KEEP the MAB ON

Under Continued Uncertainty (UCU) continues to respond to member demands for action with delays and inaction.

At the Special HEC, belatedly held on 14th August, motions for strike action in September under the current mandate and a reballot to re-launch the dispute were passed – Two steps forward – one step back . Yet members and branches have still yet to be notified.

YES to keep the MAB ON

When it comes to the MAB we are now being faced in an e-ballot with a Hobson’s choice of end the MAB with no agreement or carry on with no support from UCU. The majority of the HEC, in the IBL and UCU Commons factions, voted for an e-ballot on the MAB. They hope the failure of UCU to financially support MABers through the strike fund and a failure to extend the MAB with further strike action would be sufficient to shut the dispute down.

UCU Left would encourage members to retain the MAB, despite the obstacles being put in its way. In short, the main argument is to keep up the pressure on the employers. Despite everything, members want to continue to fight, and the employers are on the defensive. 

If members vote Yes to end the MAB it will be because they have been let down by their union leadership, who failed to lead the MAB itself and then focused its energies in trying to persuade the employers not to make deductions they had already said they would make.

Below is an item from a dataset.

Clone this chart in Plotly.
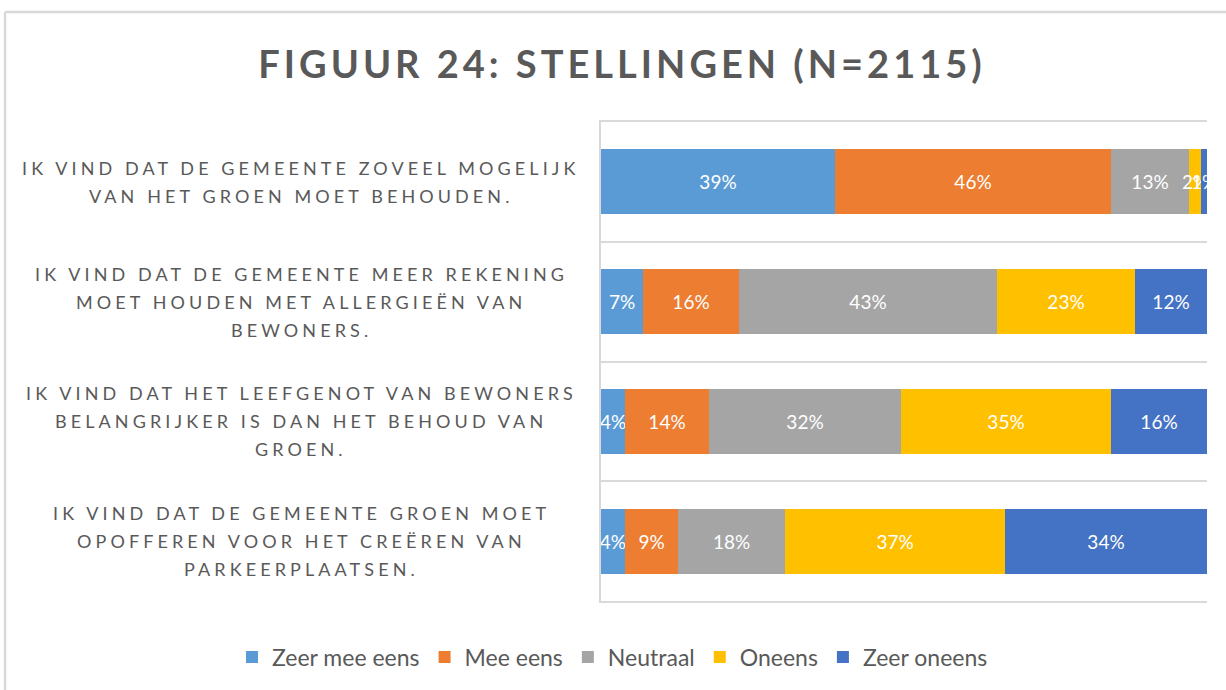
import plotly.graph_objects as go

# ---- data ----
statements = [
    "IK VIND DAT DE GEMEENTE ZOVEEL MOGELIJK VAN HET GROEN MOET BEHOUDEN.",
    "IK VIND DAT DE GEMEENTE MEER REKENING MOET HOUDEN MET ALLERGIEËN VAN BEWONERS.",
    "IK VIND DAT HET LEEFGENOT VAN BEWONERS BELANGRIJKER IS DAN HET BEHOUD VAN GROEN.",
    "IK VIND DAT DE GEMEENTE GROEN MOET OPOFFEREN VOOR HET CREËREN VAN PARKEERPLAATSEN.",
]
statement_lines = [
    ["IK VIND DAT DE GEMEENTE ZOVEEL MOGELIJK", "VAN HET GROEN MOET BEHOUDEN."],
    ["IK VIND DAT DE GEMEENTE MEER REKENING", "MOET HOUDEN MET ALLERGIEËN VAN", "BEWONERS."],
    ["IK VIND DAT HET LEEFGENOT VAN BEWONERS", "BELANGRIJKER IS DAN HET BEHOUD VAN", "GROEN."],
    ["IK VIND DAT DE GEMEENTE GROEN MOET", "OPOFFEREN VOOR HET CREËREN VAN", "PARKEERPLAATSEN."],
]
series_names = ["Zeer mee eens", "Mee eens", "Neutraal", "Oneens", "Zeer oneens"]
zeer_mee_eens = [39, 7, 4, 4]
mee_eens = [46, 16, 14, 9]
neutraal = [13, 43, 32, 18]
oneens = [2, 23, 35, 37]
zeer_oneens = [1, 12, 16, 34]
series_values = [zeer_mee_eens, mee_eens, neutraal, oneens, zeer_oneens]
colors = ["#5B9BD5", "#ED7D31", "#A5A5A5", "#FFC000", "#4472C4"]
title_text = "FIGUUR 24: STELLINGEN (N=2115)"

W, H = 1226, 690
ML, MR, MT, MB = 601, 19, 122, 89
PW, PH = W - ML - MR, H - MT - MB

def px_x(px):
    return (px - ML) / PW

def px_y(py):
    return (H - MB - py) / PH

FONT = "Lato, Open Sans, sans-serif"
GRAY = "#595959"
LINE = "#D9D9D9"

fig = go.Figure()
for name, vals, col in zip(series_names, series_values, colors):
    fig.add_trace(go.Bar(
        y=statements, x=vals, name=name, orientation="h",
        marker=dict(color=col, line=dict(width=0)),
        text=[f"{v}%" for v in vals],
        texttemplate="%{text}",
        textposition="inside", insidetextanchor="middle",
        textangle=0, constraintext="none",
        textfont=dict(family=FONT, size=19, color="white"),
        hoverinfo="skip",
    ))

annotations = []
LS = 28
for stmt, lines in zip(statements, statement_lines):
    n = len(lines)
    for i, ln in enumerate(lines):
        off = ((n - 1) / 2 - i) * LS
        annotations.append(dict(
            xref="paper", yref="y", x=px_x(301), y=stmt, yshift=off,
            xanchor="center", yanchor="middle", showarrow=False,
            text=f'<span style="letter-spacing:4.1px">{ln}</span>',
            font=dict(family=FONT, size=18, color=GRAY),
        ))

fig.update_layout(
    width=W, height=H,
    margin=dict(l=ML, r=MR, t=MT, b=MB),
    paper_bgcolor="white", plot_bgcolor="white",
    barmode="stack", barnorm="percent", bargap=0.457,
    title=dict(
        text=f'<span style="letter-spacing:4px">{title_text}</span>',
        x=622 / W, xref="container", xanchor="center",
        y=1 - 65 / H, yref="container", yanchor="middle",
        font=dict(family=FONT, size=38, color=GRAY, weight="bold"),
    ),
    xaxis=dict(range=[0, 100], showgrid=False, zeroline=False,
               showticklabels=False, ticks="", showline=True, mirror=True,
               linecolor=LINE, linewidth=1.5, fixedrange=True),
    yaxis=dict(type="category", categoryorder="array",
               categoryarray=statements[::-1],
               tickson="boundaries", showgrid=True, gridcolor=LINE,
               gridwidth=1.5, showticklabels=False, ticks="",
               showline=True, linecolor=LINE, linewidth=1.5,
               zeroline=False),
    legend=dict(orientation="h", xref="paper", yref="paper",
                x=px_x(232), xanchor="left", y=px_y(657), yanchor="middle",
                font=dict(family=FONT, size=23, color=GRAY),
                itemwidth=30, traceorder="normal", tracegroupgap=0),
    annotations=annotations,
    shapes=[
        dict(type="line", xref="paper", yref="paper",
             x0=px_x(5), x1=px_x(1240), y0=px_y(12), y1=px_y(12),
             line=dict(color=LINE, width=2.5)),
        dict(type="line", xref="paper", yref="paper",
             x0=px_x(5), x1=px_x(5), y0=px_y(12), y1=px_y(700),
             line=dict(color=LINE, width=2.5)),
    ],
)

fig.write_html("out.html", config={"displayModeBar": False},
               post_script="document.body.style.margin='0';")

Some of our members are being held to ransom by employers who, far from cutting deductions, have threatened continuous deductions until the work has been marked. 

The answer must be for the whole union to rally around them and hit back, not to back down.

Many members will vote Yes with a very heavy heart. So what are the arguments for voting No, and can the dispute still be won?

Vote No because the employers will interpret a large Yes vote as the union backing down. 

Vote No to maximise the impact of the MAB. An early exit to the MAB means employers will demand members start marking immediately. They will demand marks from the earliest date possible. We know that the employers will seek to put pressure on members to mark work as soon as possible to exploit any gap in the mandate. Why would we want to make that ‘gap’ wider?

Even if the MAB ended on 30 September, the impact will continue far into the next academic session, as student complaints come in. Every ‘circumvented’ mark could be challenged by students and may need to be re-marked by the original lecturer. 

We are in a long-term fight with our employers about the kind of university we need. Central to this is the position of staff and the affordability of working in the sector.

Vice Chancellors have stopped thinking about universities in terms of academic excellence and instead view them as little more than a poorly regulated corporation for making money out of students. The dispute has demonstrated that they are prepared to rip up academic standards in order to hold down staff pay. Their first public response to rising inflation was to demand that student fees be increased to £12,000, something that even Rishi Sunak’s Government could not stomach! 

This is the context in which the ballot will resume, with strike action taking place as students return to campus, and VCs attempting to steamroller staff and students. 

Last year was a horrendous year for VCs, as they were exposed in selling students a degree where large amounts of teaching were missed and then student work was marked by non-specialists or unmarked. With the falling value of home undergraduate fees universities rely more and more on high fees paid by overseas students. More disruption to teaching (and potentially marking) next year is not sustainable, and the employers know it.

We should be using the September strikes to link with UNISON and UNITE to show the potential of shutting down the whole sector with indefinite strikes. But to do so requires democratic control over the union.

Branches need to meet and let members decide collectively on their view on the MAB.